2020 will see nearly 40 billion IOT devices in operation but who will win the 5G fight?
“You’ll see demonstrations from vendors and from the handset guys to show the kind of speeds you can get over 5G networks,” Michael O’Hara, chief marketing officer of GSMA, the organizers of MWC told CNBC.
Nokia chimes in
Nokia CEO, yes Nokia still exists, Rajeev Suri believes that 5G wireless is on the horizon.
Unlike most, Suri believes that 5G won’t wait until 2020 but rather it will be defined “in real terms” this year.
“2020 is probably when we’ll see global volume deployments, but we’ll probably start to see a lot of action, in an evolutionary way, ahead of 2020—2017, 2018, 2019,” he said.
“I’ve seen almost none of the organizational angst and infighting that have characterized earlier deals,” Suri said while referring to the normal infighting that exists between former and present handset manufacturers.
London to take the lead
While Google’s Project Skybender fancies giving you 5G internet from solar-powered drones, don’t wait on that notion. While a lovely idea, it’s more likely that the UK will be providing you with mindbogglingly fast Internet on your tablet or smartphone.
I say London but it’s Surrey. While Chelsea may train there they are London.
At the University of Surrey, researchers are working on increasing the speed of the mobile web by one-hundred fold…and they are not far away.
To be finished in early 2018, Rahmim Tafazolli, director of the University of Surrey’s research center that oversees the 5G project, is all sorts of excited.

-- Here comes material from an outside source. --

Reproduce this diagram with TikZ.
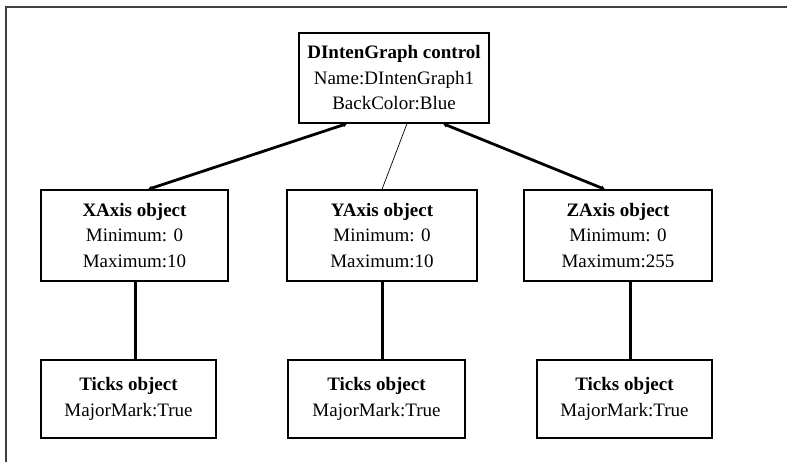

“A lot of the technology already works in a laboratory environment,” he explains when asked about his project and the necessary antennae that number well over 70. “Now, we have to prove it works in real life.”
Tafazolli is not alone.
“Everyone is rushing to demonstrate they are a leading player for 5G,” said Bengt Nordstrom, co-founder of Northstream, Stockholm, Sweden-based consulting company.
In a rush to give you more information faster than you need it, tech giants and uppity upstarts are in a race that will define a decade.
The idea of their potential offerings often supplant need. Sure, you could download a full-length movie to your phone in about a second. It doesn’t change the fact that you don’t wish to watch a movie on your phone.
The tech capabilities and promises that boffins offer often outweigh need. A written terabyte is a lifetime of reading. A terabyte of video equates to a film with, which you take issue. While lovely, horribly unnecessary.